Visual Wakewords on GAP8

Sample trace of execution of visual wake words network

In the latest GAP SDK, released on the 7th February 2020, we have included a GAPflow example that converts the winner of the Google Visual Wake Words challenge to a working model on GAP8.

Visual Wake Words is Google’s term for a network trained for the binary classification task of detecting the presence or absence of a human in an image. Google provided a python script that relabels the well known MSCOCO dataset, which normally includes multiple classes of object with bounding boxes, with binary person/no person labels.

The winning submission came from a team from MIT who have made quantized and non-quantized versions of their network available on github at: https://github.com/mit-han-lab/VWW

We started with the non-quantized version of the model and ran it through the full GAPflow toolset. First, we converted the protobuf to a non-quantized TFLITE file using the TOCO converter from Google. Next, we used the GAP NNTool to convert the graph to a quantized GAP AutoTiler model using some of the images from the test set to analyse the dynamic of the activations for quantization into int8 containers. Finally, the model is executed, and the GAP AutoTiler produces highly optimized, readable GAP8 C code. This process is entirely automatic but very controllable with several different parameters that can be tuned during the conversion process.
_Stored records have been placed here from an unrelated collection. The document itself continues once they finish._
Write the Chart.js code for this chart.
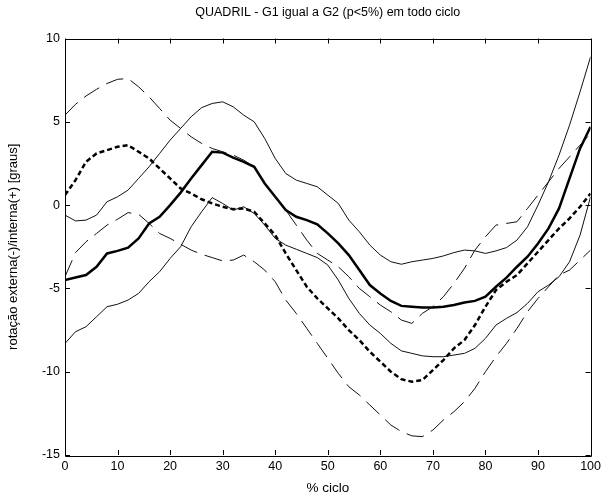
<!DOCTYPE html>
<html>
<head>
<meta charset="utf-8">
<script src="https://cdn.jsdelivr.net/npm/chart.js@4"></script>
<style>
  html, body { margin: 0; padding: 0; background: #fff; }
  #wrap { width: 605px; height: 493px; }
</style>
</head>
<body>
<div id="wrap"><canvas id="quadril"></canvas></div>
<script>
// % do ciclo
var pct = [0,2,4,6,8,10,12,14,16,18,20,22,24,26,28,30,32,34,36,38,40,42,44,46,48,50,
           52,54,56,58,60,62,64,66,68,70,72,74,76,78,80,82,84,86,88,90,92,94,96,98,100];

// G1 media (linha grossa continua)
var g1Media = [-4.5,-4.35,-4.2,-3.7,-2.9,-2.75,-2.55,-2.0,-1.1,-0.7,0.0,0.75,1.6,2.4,3.2,3.15,2.85,2.6,2.3,1.3,0.5,
               -0.3,-0.7,-0.9,-1.15,-1.7,-2.3,-3.0,-3.9,-4.8,-5.3,-5.75,-6.05,-6.1,-6.15,-6.15,-6.1,-6.0,-5.85,-5.75,-5.5,
               -4.9,-4.35,-3.7,-3.1,-2.3,-1.4,-0.2,1.6,3.4,4.7];
// G1 media + dp
var g1Sup = [-0.6,-0.95,-0.9,-0.6,0.2,0.5,0.9,1.6,2.3,3.1,3.9,4.6,5.3,5.85,6.1,6.2,5.9,5.4,5.0,4.0,2.8,
             1.9,1.5,1.3,1.1,0.6,0.1,-0.9,-1.6,-2.4,-3.0,-3.4,-3.55,-3.4,-3.3,-3.2,-3.05,-2.85,-2.7,-2.75,-2.9,
             -2.75,-2.55,-2.1,-1.3,0.0,1.4,3.0,4.8,6.8,8.9];
// G1 media - dp
var g1Inf = [-8.3,-7.6,-7.3,-6.7,-6.1,-5.95,-5.7,-5.3,-4.6,-4.0,-3.2,-2.5,-1.3,-0.4,0.45,0.1,-0.3,-0.1,-0.5,-1.2,-2.0,
             -2.4,-2.65,-2.9,-3.15,-3.6,-4.5,-5.6,-6.5,-7.2,-7.7,-8.3,-8.75,-8.9,-9.05,-9.1,-9.1,-9.0,-8.9,-8.6,-8.0,
             -7.2,-6.8,-6.45,-5.9,-5.2,-4.8,-4.3,-3.4,-1.8,0.5];
// G2 media (linha grossa tracejada)
var g2Media = [0.6,1.5,2.6,3.1,3.3,3.5,3.6,3.2,2.8,2.2,1.6,1.0,0.7,0.35,0.1,-0.1,-0.25,-0.2,-0.4,-1.1,-1.8,
               -2.9,-3.9,-4.9,-5.6,-6.2,-6.8,-7.5,-8.1,-8.8,-9.4,-10.0,-10.45,-10.6,-10.5,-9.9,-9.3,-8.6,-8.1,-7.2,-6.1,
               -5.1,-4.6,-4.2,-3.5,-2.8,-2.1,-1.4,-0.8,-0.1,0.7];
// G2 media + dp
var g2Sup = [5.4,6.05,6.55,6.95,7.3,7.55,7.6,7.1,6.5,5.8,5.1,4.6,4.1,3.7,3.4,3.2,3.0,2.7,2.3,1.3,0.5,
             -0.3,-1.2,-2.1,-2.9,-3.3,-3.7,-4.3,-5.0,-5.5,-6.0,-6.4,-6.9,-7.1,-6.5,-6.1,-5.5,-4.7,-3.8,-2.7,-1.9,
             -1.2,-1.1,-1.0,-0.2,0.6,1.4,2.2,2.9,3.6,4.3];
// G2 media - dp
var g2Inf = [-4.3,-2.85,-2.2,-1.7,-1.2,-0.85,-0.45,-0.55,-1.1,-1.7,-2.0,-2.35,-2.7,-2.95,-3.15,-3.35,-3.3,-3.0,-3.4,-3.9,-4.6,
             -5.7,-6.5,-7.4,-8.3,-9.2,-10.1,-10.9,-11.4,-12.0,-12.6,-13.2,-13.6,-13.85,-13.9,-13.5,-12.9,-12.4,-11.8,-11.0,-10.0,
             -9.1,-8.3,-7.4,-6.4,-5.6,-4.9,-4.2,-3.9,-3.3,-2.7];

var xTicks = [0,10,20,30,40,50,60,70,80,90,100];
var yTicks = [-15,-10,-5,0,5,10];

function pts(vals) {
  return vals.map(function (v, i) { return { x: pct[i], y: v }; });
}

// caixa e marcas para dentro, estilo matlab
var matlabBox = {
  id: 'matlabBox',
  afterDraw: function (chart) {
    var ctx = chart.ctx;
    var a = chart.chartArea;
    var sx = chart.scales.x, sy = chart.scales.y;
    var t = 5;
    ctx.save();
    ctx.strokeStyle = '#000';
    ctx.lineWidth = 1;
    ctx.beginPath();
    ctx.rect(Math.round(a.left) + 0.5, Math.round(a.top) + 0.5,
             Math.round(a.right - a.left), Math.round(a.bottom - a.top));
    xTicks.forEach(function (v) {
      var px = Math.round(sx.getPixelForValue(v)) + 0.5;
      ctx.moveTo(px, a.bottom); ctx.lineTo(px, a.bottom - t);
      ctx.moveTo(px, a.top); ctx.lineTo(px, a.top + t);
    });
    yTicks.forEach(function (v) {
      var py = Math.round(sy.getPixelForValue(v)) + 0.5;
      ctx.moveTo(a.left, py); ctx.lineTo(a.left + t, py);
      ctx.moveTo(a.right, py); ctx.lineTo(a.right - t, py);
    });
    ctx.stroke();
    ctx.restore();
  }
};

Chart.defaults.font.family = '"Liberation Sans", Arial, sans-serif';
Chart.defaults.font.size = 12;
Chart.defaults.color = '#000';

new Chart(document.getElementById('quadril'), {
  type: 'line',
  data: {
    datasets: [
      { label: 'G1 + dp', data: pts(g1Sup), borderColor: '#111', borderWidth: 1 },
      { label: 'G1 - dp', data: pts(g1Inf), borderColor: '#111', borderWidth: 1 },
      { label: 'G2 + dp', data: pts(g2Sup), borderColor: '#111', borderWidth: 1, borderDash: [18, 8] },
      { label: 'G2 - dp', data: pts(g2Inf), borderColor: '#111', borderWidth: 1, borderDash: [18, 8] },
      { label: 'G2', data: pts(g2Media), borderColor: '#000', borderWidth: 2.5, borderDash: [5, 3] },
      { label: 'G1', data: pts(g1Media), borderColor: '#000', borderWidth: 2.5 }
    ]
  },
  options: {
    responsive: true,
    maintainAspectRatio: false,
    animation: false,
    elements: { point: { radius: 0 }, line: { tension: 0, borderCapStyle: 'butt' } },
    layout: { padding: { left: 0, right: 12, top: 0, bottom: 0 } },
    plugins: {
      legend: { display: false },
      tooltip: { enabled: false },
      title: {
        display: true,
        fullSize: false,
        text: 'QUADRIL - G1 igual a G2 (p<5%) em todo ciclo',
        font: { size: 12.5, weight: 'normal' },
        color: '#000',
        padding: { top: 5, bottom: 18.5 }
      }
    },
    scales: {
      x: {
        type: 'linear',
        min: 0, max: 100,
        afterFit: function (s) { s.height = 38; },
        afterBuildTicks: function (s) { s.ticks = xTicks.map(function (v) { return { value: v }; }); },
        grid: { display: false, drawTicks: false },
        border: { display: false },
        ticks: { padding: 4, maxRotation: 0, autoSkip: false, font: { size: 12.5 } },
        title: { display: true, text: '% ciclo', font: { size: 13.5 }, padding: { top: 0, bottom: -3 } }
      },
      y: {
        type: 'linear',
        min: -15, max: 10,
        afterFit: function (s) { s.width = 65; },
        afterBuildTicks: function (s) { s.ticks = yTicks.map(function (v) { return { value: v }; }); },
        grid: { display: false, drawTicks: false },
        border: { display: false },
        ticks: { padding: 5, autoSkip: false, font: { size: 12.5 } },
        title: { display: true, text: 'rotação externa(-)/interna(+) [graus]', font: { size: 13 }, padding: { top: 6, bottom: 0 } }
      }
    }
  },
  plugins: [matlabBox]
});
</script>
</body>
</html>
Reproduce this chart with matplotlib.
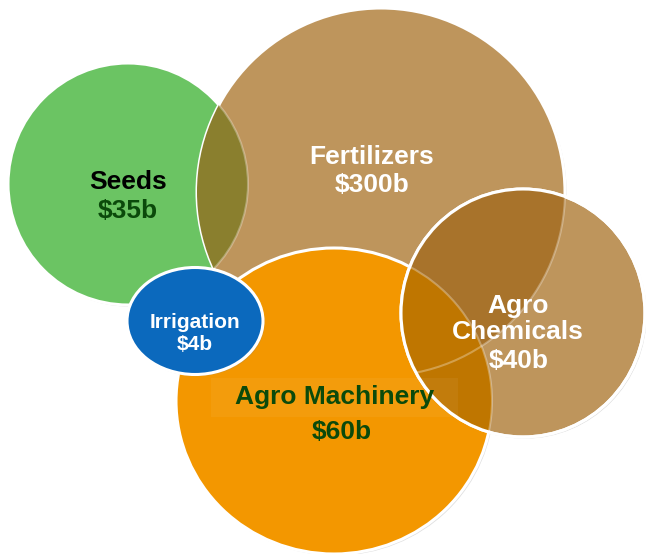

The model takes just 17.7M cycles to run on GAP8. This leads to a minimum energy consumption of 6.05mJ/frame with an execution time for an inference of 193ms and an energy consumption of 7.29mJ/frame with an execution time of 92ms.

You can download the GAP SDK at https://github.com/GreenWaves-Technologies/gap_sdk. The example is located in examples/nntool/visual_wake. It can be run on the GAP8 processor using GAPUINO or on the GAP GVSOC SoC simulator on your PC.